**TO BE DONE:** Can you find the lines of the listing that include "diagram" and copy every one?

**DATASET EXTRACT:**
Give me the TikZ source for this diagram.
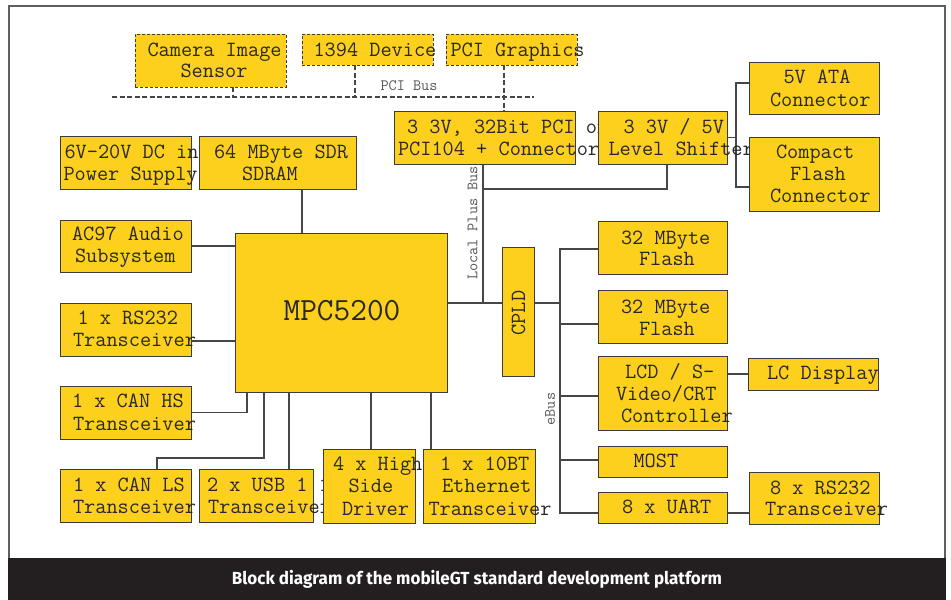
\documentclass[tikz,border=0pt]{standalone}
\usepackage{fontspec}
\usepackage{graphicx}
\newfontfamily\capf{Fira Sans}
\usetikzlibrary{backgrounds}
\definecolor{boxyellow}{RGB}{253,208,30}
\definecolor{boxline}{RGB}{60,60,60}
\definecolor{txtgray}{RGB}{40,40,40}
\definecolor{linegray}{RGB}{70,70,70}
\definecolor{labgray}{RGB}{85,85,85}
\definecolor{framegray}{RGB}{95,95,95}
\definecolor{bargray}{RGB}{35,31,32}
\tikzset{
  box/.style={draw=boxline, fill=boxyellow, line width=1pt, inner sep=0pt, outer sep=0pt, rectangle},
  dbox/.style={box, dash pattern=on 3pt off 2pt},
  btxt/.style={anchor=base west, inner sep=0pt, outer sep=0pt, font=\ttfamily\fontsize{21.7}{21.7}\selectfont, text=txtgray},
  conn/.style={draw=linegray, line width=1.2pt},
  dconn/.style={conn, dash pattern=on 5pt off 2.5pt},
  smalllab/.style={inner sep=0pt, outer sep=0pt, font=\ttfamily\fontsize{15.8}{16}\selectfont, text=labgray},
}
\newcommand\blk[6][box]{\node[#1, minimum width={(#5-#3)*1pt}, minimum height={(#6-#4)*1pt}, anchor=north west] (#2) at (#3,#4) {};}
\newcommand\tl[4]{\node[btxt] (#1) at (#2,#3) {#4};}
\begin{document}
\begin{tikzpicture}[x=1pt,y=-1pt]
\useasboundingbox (0,0) rectangle (951,600);
% frame and caption bar
\draw[draw=framegray, line width=1.5pt] (9,558) -- (9,6) -- (945,6) -- (945,558);
\fill[bargray] (8,558) rectangle (946,600);
\node[text=white, font=\capf\bfseries\fontsize{17.5}{20}\selectfont, anchor=base, inner sep=0pt] (cap) at (477,584)
  {\resizebox{490pt}{\height}{Block diagram of the mobileGT standard development platform}};

% boxes and texts
\blk[dbox]{cam}{135}{34}{286}{87}
\tl{cam1}{147.5}{56}{Camera Image}
\tl{cam2}{180.5}{77.7}{Sensor}
\blk[dbox]{dev}{302}{34}{433}{65}
\tl{dev1}{313.5}{56}{1394 Device}
\blk[dbox]{pcig}{446}{34}{577}{65}
\tl{pcig1}{450.5}{56}{PCI Graphics}

\blk{sdram}{199}{136}{356}{189}
\tl{sdram1}{214}{158.3}{64 MByte SDR}
\tl{sdram2}{242}{180}{SDRAM}
\blk{pwr}{60}{136}{191}{189}
\tl{pwr1}{64.5}{158.3}{6V-20V DC in}
\tl{pwr2}{63.5}{180}{Power Supply}

\blk{pci104}{394}{111}{575}{164}
\tl{pci1}{407}{133.3}{3 3V, 32Bit PCI or}
\tl{pci2}{398}{155}{PCI104 + Connector}
\blk{lvl}{598}{111}{727}{164}
\tl{lvl1}{623.5}{133.3}{3 3V / 5V}
\tl{lvl2}{608.5}{155}{Level Shifter}
\blk{ata}{749}{62}{879}{114}
\tl{ata1}{783.5}{83.3}{5V ATA}
\tl{ata2}{770}{106}{Connector}
\blk{cf}{749}{137}{879}{211}
\tl{cf1}{776}{158.3}{Compact}
\tl{cf2}{790}{180}{Flash}
\tl{cf3}{770}{202.3}{Connector}

\blk{ac97}{60}{220}{191}{272}
\tl{ac1}{72}{240.7}{AC97 Audio}
\tl{ac2}{75}{262.7}{Subsystem}
\blk{rs1}{60}{303}{191}{356}
\tl{rs11}{77.5}{324}{1 x RS232}
\tl{rs12}{73}{346.7}{Transceiver}
\blk{canhs}{60}{386}{191}{439}
\tl{canhs1}{72}{407.3}{1 x CAN HS}
\tl{canhs2}{73}{430}{Transceiver}
\blk{canls}{60}{469}{191}{522}
\tl{canls1}{73}{491.7}{1 x CAN LS}
\tl{canls2}{73}{513.3}{Transceiver}
\blk{usb}{199}{469}{313}{522}
\tl{usb1}{207}{491.7}{2 x USB 1 1}
\tl{usb2}{208}{513.3}{Transceiver}
\blk{hsd}{323}{449}{415}{523}
\tl{hsd1}{333}{470}{4 x High}
\tl{hsd2}{348.5}{492.7}{Side}
\tl{hsd3}{342}{515}{Driver}
\blk{eth}{423}{449}{535}{523}
\tl{eth1}{440}{470}{1 x 10BT}
\tl{eth2}{442}{492.7}{Ethernet}
\tl{eth3}{428.5}{515}{Transceiver}

\blk{mpc}{235}{233}{447}{392}
\node[font=\ttfamily\fontsize{32.4}{33}\selectfont, text=txtgray, anchor=base, inner sep=0pt] (mpct) at (342,320.7) {MPC5200};
\blk{cpld}{502}{247}{534}{376}
\node[font=\ttfamily\fontsize{21.7}{21.7}\selectfont, text=txtgray, rotate=90, inner sep=0pt] (cpldt) at (518.5,313) {CPLD};

\blk{fl1}{598}{221}{727}{274}
\tl{fl11}{621}{244.3}{32 MByte}
\tl{fl12}{639}{265.7}{Flash}
\blk{fl2}{598}{290}{727}{343}
\tl{fl21}{621}{313.3}{32 MByte}
\tl{fl22}{639}{335}{Flash}
\blk{lcd}{598}{356}{727}{430}
\tl{lcd1}{625}{378.3}{LCD / S-}
\tl{lcd2}{616}{400.7}{Video/CRT}
\tl{lcd3}{621}{422.3}{Controller}
\blk{lcdisp}{748}{358}{878}{390}
\tl{lcdisp1}{767}{379}{LC Display}
\blk{most}{598}{446}{727}{477}
\tl{most1}{633.5}{467.3}{MOST}
\blk{uart}{598}{492}{727}{523}
\tl{uart1}{622}{513.3}{8 x UART}
\blk{rs8}{749}{472}{879}{524}
\tl{rs81}{770}{494}{8 x RS232}
\tl{rs82}{765}{515.7}{Transceiver}

% bus labels
\node[smalllab, anchor=base west] (pcibus) at (380.5,90) {PCI Bus};
\node[smalllab, rotate=90] (lpbl) at (472.5,223) {Local Plus Bus};
\node[smalllab, rotate=90] (ebusl) at (550,409) {eBus};

% connectors
\begin{scope}[on background layer]
\coordinate (busL) at (112,97);
\coordinate (busR) at (534,97);
\draw[dconn] (busL) -- (busR);
\coordinate (camB) at ([xshift=22.5pt]cam.south);
\draw[dconn] (camB) -- (camB |- busL);
\coordinate (devB) at ([xshift=-12.5pt]dev.south);
\draw[dconn] (devB) -- (devB |- busL);
\coordinate (pcigB) at ([xshift=-7.5pt]pcig.south);
\draw[dconn] (pcigB) -- (pcigB |- pci104.north);

\coordinate (sdrB) at ([xshift=24.5pt]sdram.south);
\draw[conn] (sdrB) -- (sdrB |- mpc.north);
\draw[conn] (ac97.east) -- (ac97.east -| mpc.west);
\coordinate (rs1E) at ([yshift=-11.5pt]rs1.east);
\draw[conn] (rs1E) -- (rs1E -| mpc.west);
\draw[conn] (canhs.east) -| ([xshift=12pt]mpc.south west);
\draw[conn] ([xshift=31.5pt]canls.north) -- ++(0pt,11pt) -| ([xshift=29pt]mpc.south west);
\coordinate (usbT) at ([xshift=33pt]usb.north);
\draw[conn] (usbT) -- (usbT |- mpc.south);
\coordinate (hsdT) at ([xshift=2pt]hsd.north);
\draw[conn] (hsdT) -- (hsdT |- mpc.south);
\coordinate (ethT) at ([xshift=-48pt]eth.north);
\draw[conn] (ethT) -- (ethT |- mpc.south);

\coordinate (mpcR) at ([yshift=9.5pt]mpc.east);
\draw[conn] (mpcR) -- (mpcR -| cpld.west);
\coordinate (lpbT) at ([xshift=-1.5pt]pci104.south);
\draw[conn] (lpbT) -- (lpbT |- mpcR);
\coordinate (lvlB) at ([xshift=4.5pt]lvl.south);
\draw[conn] (lvlB) -- ++(0pt,-25pt) -| (lpbT);
\coordinate (lvlJ) at ([xshift=9pt]lvl.east);
\draw[conn] (lvl.east) -- (lvlJ);
\draw[conn] ([yshift=5pt]ata.west) -| (lvlJ) |- ([yshift=-13pt]cf.west);

\coordinate (cpldR) at ([yshift=8.5pt]cpld.east);
\coordinate (eb) at ([xshift=26pt]cpldR);
\draw[conn] (cpldR) -- (eb);
\coordinate (uartW) at ([yshift=-5.5pt]uart.west);
\draw[conn] ([yshift=-1.5pt]fl1.west) -| (eb |- uartW) -- (uartW);
\coordinate (fl2W) at ([yshift=-7.5pt]fl2.west);
\draw[conn] (fl2W) -- (fl2W -| eb);
\coordinate (lcdW) at ([yshift=-3pt]lcd.west);
\draw[conn] (lcdW) -- (lcdW -| eb);
\coordinate (mostW) at ([yshift=1.5pt]most.west);
\draw[conn] (mostW) -- (mostW -| eb);
\draw[conn] (lcdisp.west) -- (lcdisp.west -| lcd.east);
\coordinate (uartE) at ([yshift=-5.5pt]uart.east);
\draw[conn] (uartE) -- (uartE -| rs8.west);
\end{scope}
\end{tikzpicture}
\end{document}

**PROBLEM SOLUTION:**
Give me the TikZ source for this diagram.
  {\resizebox{490pt}{\height}{Block diagram of the mobileGT standard development platform}};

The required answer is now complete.